REQUIREMENTS ::
Reproduce the listing word for word. Skip any image.

#### DATA PROVIDED

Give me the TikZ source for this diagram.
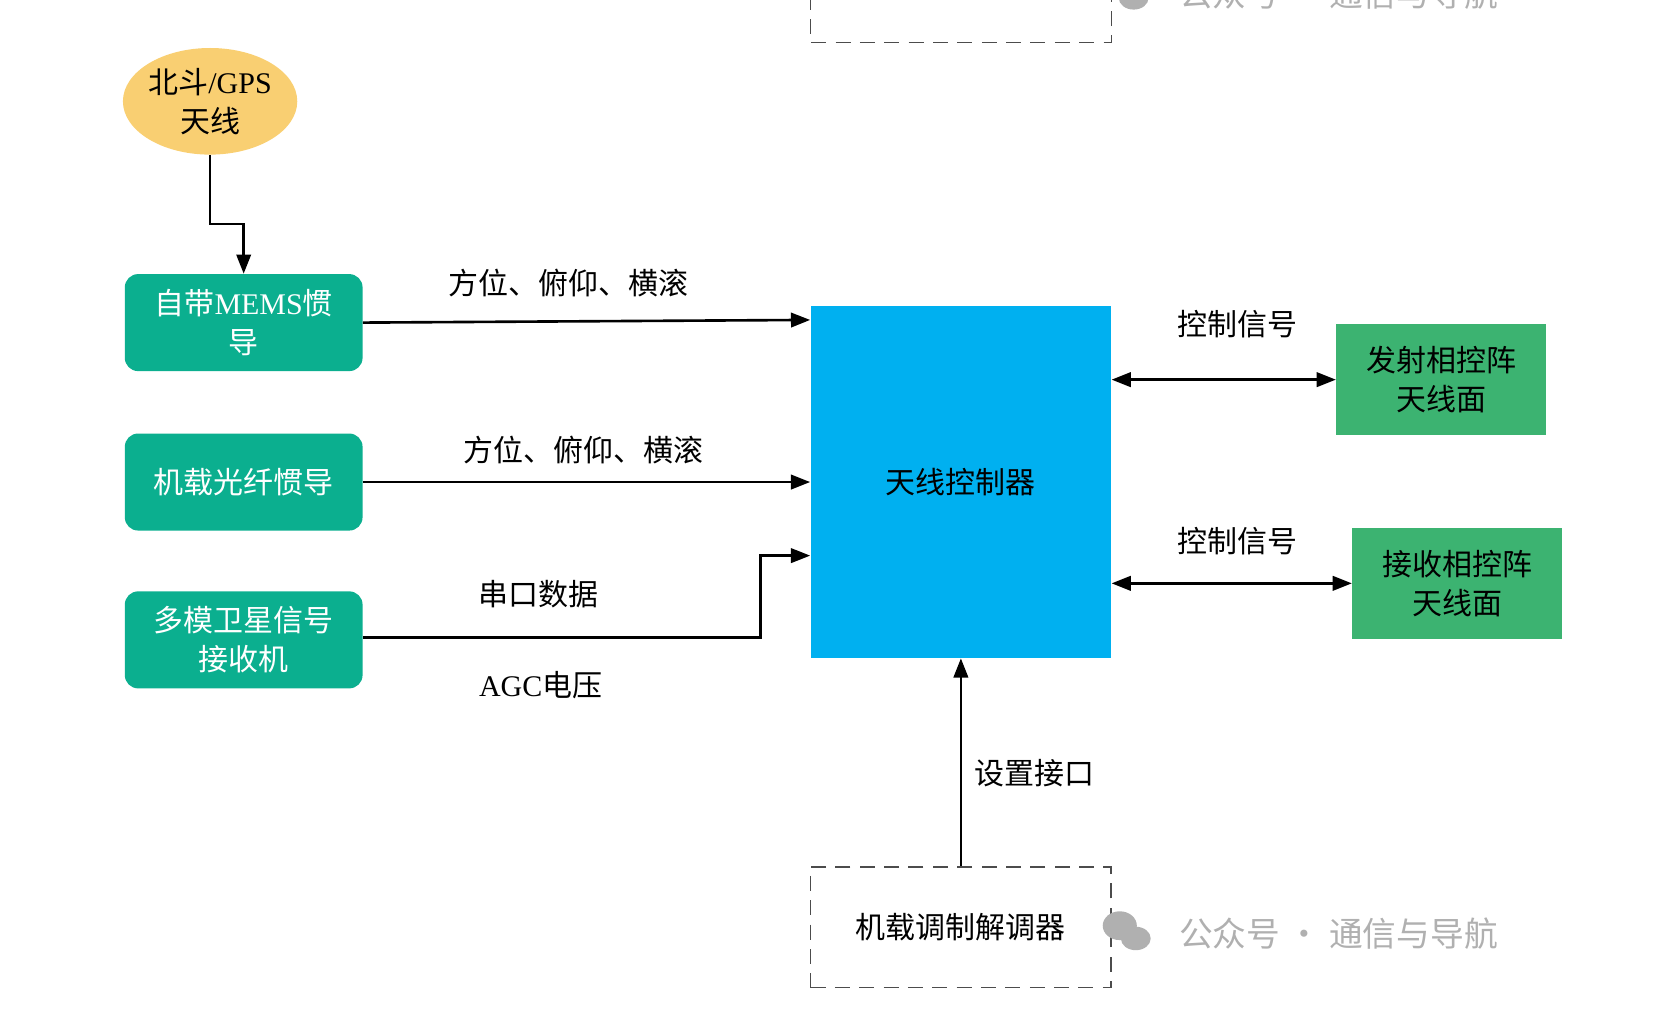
\documentclass[tikz,border=0pt]{standalone}
\usepackage{fontspec}
\setmainfont{Liberation Serif}
\newfontfamily\cjk{Noto Sans CJK SC}
\newcommand{\lat}[1]{{\rmfamily #1}}
\usetikzlibrary{arrows.meta,shapes.geometric}
\definecolor{teal1}{HTML}{0BAF8F}
\definecolor{blue1}{HTML}{00B0F0}
\definecolor{green1}{HTML}{3CB371}
\definecolor{yel}{HTML}{F9CF72}
\definecolor{wm}{HTML}{B0B0B0}
\begin{document}
\begin{tikzpicture}[x=0.02cm,y=-0.02cm,
  txt/.style={font=\cjk\fontsize{16}{21}\selectfont, align=center},
  tbox/.style={txt, draw=none, fill=teal1, text=white, rounded corners=0.25cm, minimum width=4.46cm, minimum height=1.82cm, inner sep=0pt},
  gbox/.style={txt, fill=green1, minimum width=3.94cm, minimum height=2.08cm, inner sep=0pt},
  dbox/.style={txt, draw=black!70, dashed, line width=0.8pt, dash pattern=on 8pt off 5pt},
  lab/.style={txt},
  arr/.style={line width=1.4pt, -{Triangle[length=0.36cm,width=0.27cm]}},
  barr/.style={line width=1.4pt, {Triangle[length=0.36cm,width=0.27cm]}-{Triangle[length=0.36cm,width=0.27cm]}},
  wmk/.style={font=\cjk\fontsize{18}{21}\selectfont, text=wm}
]
\useasboundingbox (0,0) rectangle (1565,959);
\node[txt, ellipse, fill=yel, minimum width=3.2cm, minimum height=2cm, inner sep=0pt] (gps) at (197,95) {北斗\lat{/GPS}\\天线};
\node[tbox] (mems) at (228.5,302.5) {自带\lat{MEMS}惯\\导};
\node[tbox] (fog) at (228.5,452) {机载光纤惯导};
\node[tbox] (rx) at (228.5,600) {多模卫星信号\\接收机};
\node[txt, fill=blue1, minimum width=5.64cm, minimum height=6.6cm, inner sep=0pt] (ctl) at (901,452) {天线控制器};
\node[gbox] (tx) at (1351.5,356) {发射相控阵\\天线面};
\node[gbox] (rcv) at (1366.5,547) {接收相控阵\\天线面};
\node[dbox, minimum width=5.64cm, minimum height=2.26cm] (mod) at (901,869.5) {机载调制解调器};
\draw[draw=black!70, line width=0.8pt, dash pattern=on 8pt off 5pt] (760,-5) -- (760,40) -- (1042,40) -- (1042,-5);
\draw[arr] (gps.south) -- (197,210) -| (mems.north);
\draw[arr] (mems.east) -- (ctl.west |- 0,300);
\draw[arr] (fog.east) -- (ctl.west |- fog.east);
\draw[arr] (rx.east |- 0,598) -- (713,598) -- (713,521) -- (ctl.west |- 0,521);
\draw[barr] (ctl.east |- tx.west) -- (tx.west);
\draw[barr] (ctl.east |- rcv.west) -- (rcv.west);
\draw[arr] (mod.north) -- (ctl.south);
\node[lab] (l1) at (533,265) {方位、俯仰、横滚};
\node[lab] (l2) at (547,422) {方位、俯仰、横滚};
\node[lab] (l3) at (505,557) {串口数据};
\node[lab] (l4) at (507,642) {\lat{AGC}电压};
\node[lab] (l5) at (1160,304) {控制信号};
\node[lab] (l6) at (1160,507) {控制信号};
\node[lab] (l7) at (970,725) {设置接口};
\fill[wm] (1050,868) ellipse (0.32cm and 0.27cm);
\fill[wm] (1065,880) ellipse (0.28cm and 0.22cm);
\node[wmk] (w1) at (1255,875) {公众号 · 通信与导航};
\fill[wm] (1063,-2) ellipse (0.28cm and 0.22cm);
\node[wmk] (w2) at (1255,-6) {公众号 · 通信与导航};
\end{tikzpicture}
\end{document}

########

RESULT ::
Give me the TikZ source for this diagram.
\documentclass[tikz,border=0pt]{standalone}
\usepackage{fontspec}
\setmainfont{Liberation Serif}
\newfontfamily\cjk{Noto Sans CJK SC}
\newcommand{\lat}[1]{{\rmfamily #1}}
\usetikzlibrary{arrows.meta,shapes.geometric}
\definecolor{teal1}{HTML}{0BAF8F}
\definecolor{blue1}{HTML}{00B0F0}
\definecolor{green1}{HTML}{3CB371}
\definecolor{yel}{HTML}{F9CF72}
\definecolor{wm}{HTML}{B0B0B0}
\begin{document}
\begin{tikzpicture}[x=0.02cm,y=-0.02cm,
  txt/.style={font=\cjk\fontsize{16}{21}\selectfont, align=center},
  tbox/.style={txt, draw=none, fill=teal1, text=white, rounded corners=0.25cm, minimum width=4.46cm, minimum height=1.82cm, inner sep=0pt},
  gbox/.style={txt, fill=green1, minimum width=3.94cm, minimum height=2.08cm, inner sep=0pt},
  dbox/.style={txt, draw=black!70, dashed, line width=0.8pt, dash pattern=on 8pt off 5pt},
  lab/.style={txt},
  arr/.style={line width=1.4pt, -{Triangle[length=0.36cm,width=0.27cm]}},
  barr/.style={line width=1.4pt, {Triangle[length=0.36cm,width=0.27cm]}-{Triangle[length=0.36cm,width=0.27cm]}},
  wmk/.style={font=\cjk\fontsize{18}{21}\selectfont, text=wm}
]
\useasboundingbox (0,0) rectangle (1565,959);
\node[txt, ellipse, fill=yel, minimum width=3.2cm, minimum height=2cm, inner sep=0pt] (gps) at (197,95) {北斗\lat{/GPS}\\天线};
\node[tbox] (mems) at (228.5,302.5) {自带\lat{MEMS}惯\\导};
\node[tbox] (fog) at (228.5,452) {机载光纤惯导};
\node[tbox] (rx) at (228.5,600) {多模卫星信号\\接收机};
\node[txt, fill=blue1, minimum width=5.64cm, minimum height=6.6cm, inner sep=0pt] (ctl) at (901,452) {天线控制器};
\node[gbox] (tx) at (1351.5,356) {发射相控阵\\天线面};
\node[gbox] (rcv) at (1366.5,547) {接收相控阵\\天线面};
\node[dbox, minimum width=5.64cm, minimum height=2.26cm] (mod) at (901,869.5) {机载调制解调器};
\draw[draw=black!70, line width=0.8pt, dash pattern=on 8pt off 5pt] (760,-5) -- (760,40) -- (1042,40) -- (1042,-5);
\draw[arr] (gps.south) -- (197,210) -| (mems.north);
\draw[arr] (mems.east) -- (ctl.west |- 0,300);
\draw[arr] (fog.east) -- (ctl.west |- fog.east);
\draw[arr] (rx.east |- 0,598) -- (713,598) -- (713,521) -- (ctl.west |- 0,521);
\draw[barr] (ctl.east |- tx.west) -- (tx.west);
\draw[barr] (ctl.east |- rcv.west) -- (rcv.west);
\draw[arr] (mod.north) -- (ctl.south);
\node[lab] (l1) at (533,265) {方位、俯仰、横滚};
\node[lab] (l2) at (547,422) {方位、俯仰、横滚};
\node[lab] (l3) at (505,557) {串口数据};
\node[lab] (l4) at (507,642) {\lat{AGC}电压};
\node[lab] (l5) at (1160,304) {控制信号};
\node[lab] (l6) at (1160,507) {控制信号};
\node[lab] (l7) at (970,725) {设置接口};
\fill[wm] (1050,868) ellipse (0.32cm and 0.27cm);
\fill[wm] (1065,880) ellipse (0.28cm and 0.22cm);
\node[wmk] (w1) at (1255,875) {公众号 · 通信与导航};
\fill[wm] (1063,-2) ellipse (0.28cm and 0.22cm);
\node[wmk] (w2) at (1255,-6) {公众号 · 通信与导航};
\end{tikzpicture}
\end{document}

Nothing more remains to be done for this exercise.